Adblock Plus has made its opinion clear about Facebook’s decision to purge the network from ad-blockers, claiming that the social network’s plan to further blur the line between advertising and content will only alienate users. It’s a natural response given the impact that the move will likely have on Adblock Plus’ business. But it remains to be seen whether this will hurt or help advertising on the platform, and marketers have conflicting opinions.

On Tuesday, Facebook announced it will let users choose the ads they want to see, and at the same time, it will use tech to disguise ads on desktop, making it impossible for ad-blockers to distinguish between a user post and an ad.   

This leaves marketers at an impasse. On one hand, by preventing ad-blockers, Facebook will force users to see more ads. But there’s also a chance that Adblock could be right—Facebook’s 1.7 billion monthly active users might be turned off, resulting in fewer eyeballs.

"It’s hard to imagine Facebook or the brands that are being advertised on its site getting any sort of value for their ad dollar here," wrote Ben Williams, head of operations at Adlock Plus, in a blog post. "Publishers (like Facebook) alienate their audience and advertisers (the brands) allow their cherished brand name to be shoved down people’s throats. Yikes."

Data shows that a segment of the population is definitely sick of ads and might not appreciate the social media giant’s move. A recent study from the Interactive Advertising Bureau found that the majority of people surveyed use ad-blockers because they are tired of interruptions during their web browsing.
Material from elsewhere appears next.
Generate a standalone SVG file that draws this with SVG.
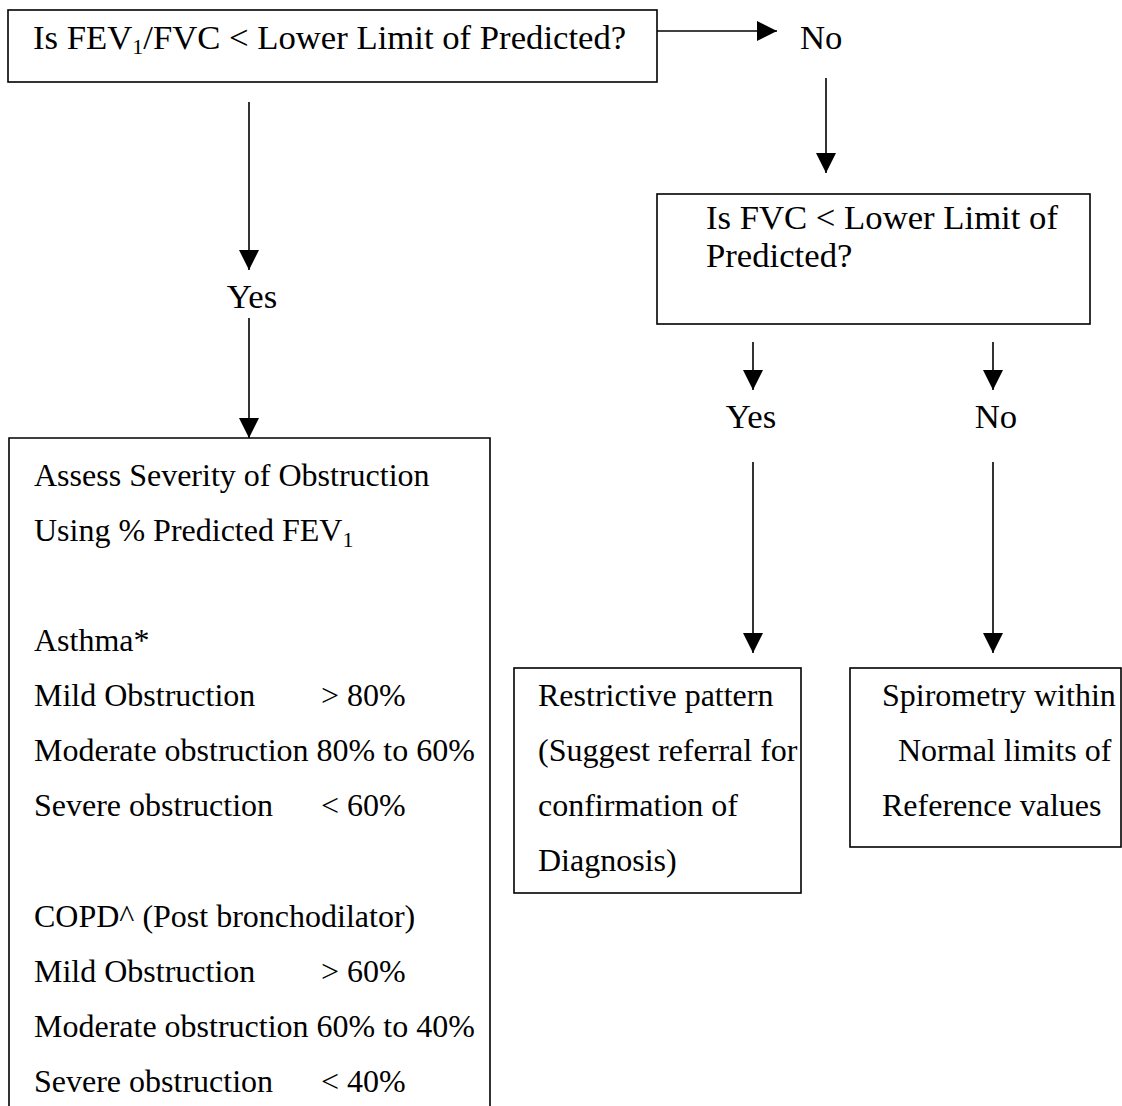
<svg xmlns="http://www.w3.org/2000/svg" width="1122" height="1106" viewBox="0 0 1122 1106">
<style>
text { font-family: "Liberation Serif", "Times New Roman", serif; font-size: 32px; fill: #000; }
.big { font-size: 34.7px; }
.box { fill: #fff; stroke: #000; stroke-width: 1.6; }
.conn line { stroke: #000; stroke-width: 1.6; }
.mid { text-anchor: middle; }
.sub { font-size: 22px; }
</style>
<defs>
<marker id="ah" viewBox="0 0 20 20" refX="20" refY="10" markerWidth="20" markerHeight="20" markerUnits="userSpaceOnUse" orient="auto">
<path d="M0,0 L20,10 L0,20 Z" fill="#000"/>
</marker>
</defs>
<rect width="1122" height="1106" fill="#fff"/>

<g id="connectors" class="conn">
<line x1="657" y1="31" x2="777" y2="31" marker-end="url(#ah)"/>
<line x1="826" y1="78" x2="826" y2="173" marker-end="url(#ah)"/>
<line x1="249" y1="102" x2="249" y2="270" marker-end="url(#ah)"/>
<line x1="249" y1="318" x2="249" y2="438" marker-end="url(#ah)"/>
<line x1="753" y1="342" x2="753" y2="390" marker-end="url(#ah)"/>
<line x1="993" y1="342" x2="993" y2="390" marker-end="url(#ah)"/>
<line x1="753" y1="462" x2="753" y2="653" marker-end="url(#ah)"/>
<line x1="993" y1="462" x2="993" y2="653" marker-end="url(#ah)"/>
</g>

<g id="q1">
<rect class="box" x="8" y="10" width="649" height="72"/>
<text class="big" x="33" y="49">Is FEV<tspan class="sub" dy="5">1</tspan><tspan dy="-5">/FVC &lt; Lower Limit of Predicted?</tspan></text>
</g>

<g id="label-no1">
<text class="big" x="800" y="49">No</text>
</g>

<g id="q2">
<rect class="box" x="657" y="194" width="433" height="130"/>
<text class="big" x="706" y="229">Is FVC &lt; Lower Limit of</text>
<text class="big" x="706" y="267">Predicted?</text>
</g>

<g id="label-yes1">
<text class="big mid" x="252" y="308">Yes</text>
</g>

<g id="label-yes2">
<text class="big mid" x="751" y="428">Yes</text>
</g>

<g id="label-no2">
<text class="big mid" x="996" y="428">No</text>
</g>

<g id="severity">
<path class="box" d="M9,1110 L9,438 L490,438 L490,1110"/>
<text x="34" y="486">Assess Severity of Obstruction</text>
<text x="34" y="541">Using % Predicted FEV<tspan class="sub" dy="6">1</tspan></text>
<text x="34" y="651">Asthma*</text>
<text x="34" y="706">Mild Obstruction</text>
<text x="321" y="706">&gt; 80%</text>
<text x="34" y="761">Moderate obstruction 80% to 60%</text>
<text x="34" y="816">Severe obstruction</text>
<text x="321" y="816">&lt; 60%</text>
<text x="34" y="927">COPD^ (Post bronchodilator)</text>
<text x="34" y="982">Mild Obstruction</text>
<text x="321" y="982">&gt; 60%</text>
<text x="34" y="1037">Moderate obstruction 60% to 40%</text>
<text x="34" y="1092">Severe obstruction</text>
<text x="321" y="1092">&lt; 40%</text>
</g>

<g id="restrictive">
<rect class="box" x="514" y="668" width="287" height="225"/>
<text x="538" y="706">Restrictive pattern</text>
<text x="538" y="761">(Suggest referral for</text>
<text x="538" y="816">confirmation of</text>
<text x="538" y="871">Diagnosis)</text>
</g>

<g id="normal">
<rect class="box" x="850" y="668" width="271" height="179"/>
<text x="882" y="706">Spirometry within</text>
<text x="898" y="761">Normal limits of</text>
<text x="882" y="816">Reference values</text>
</g>
</svg>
According to the results of the survey, 26% of people use ad-blockers on desktop while 15% use them on mobile, generally males 18-to-34 years old.

Facebook, which makes almost all of its revenue from advertising (in the second quarter, the network brought in $6.44 billion), has a lot to gain from the potential of this new ad-blocker software.

"This may draw more ad dollars into Facebook since Facebook can now promise advertisers that their ads will be seen by a highly targeted audience," says Teddy Lynn, CCO at Ogilvy & Mather.

This also might repair Facebook’s tarnished reputation with media agencies and advertisers after the social network recently altered its News Feed and Instagram algorithms to prioritize user posts, which can reduce organic reach.

"This decision is setting up even more adversarial relationships between advertisers, consumers and publishers than already exists," says Lynn.

Nevertheless, Lynn believes this decision will turn off many consumers, making brands unwilling to advertise on the platform. "If they keep tweaking the algorithm in adversarial ways," Lynn says, "publishers and advertisers will work harder to find alternative platforms on which to reach their customers."

Ian Schafer, founder and chairman of Deep Focus, says, "If they have more pressure from advertisers to block ad blockers," he says, "their resulting user experiences may erode to the point that consumers choose other sources to get their content from."

Regardless of the potential to alienate consumers, experts say advertisers should expect other social networks and publishers to follow Facebook’s initiative in evading ad-blockers.

"Most publishers already feel competitive to Facebook," says Schafer, "even though they are in a different business (publishers vs. platform)."

"It is less risky to follow Facebook's lead than be the tip of the spear," says Lynn.

After all, ad-blockers have been a major problem for publishers trying to do business with agencies and brands. On average, publishers are losing 23% to 28% of revenue due to ad-blocking, according to Mark Bauman, founder and CEO of ReviveAds, a company that designed an extension that bypasses ad-blockers.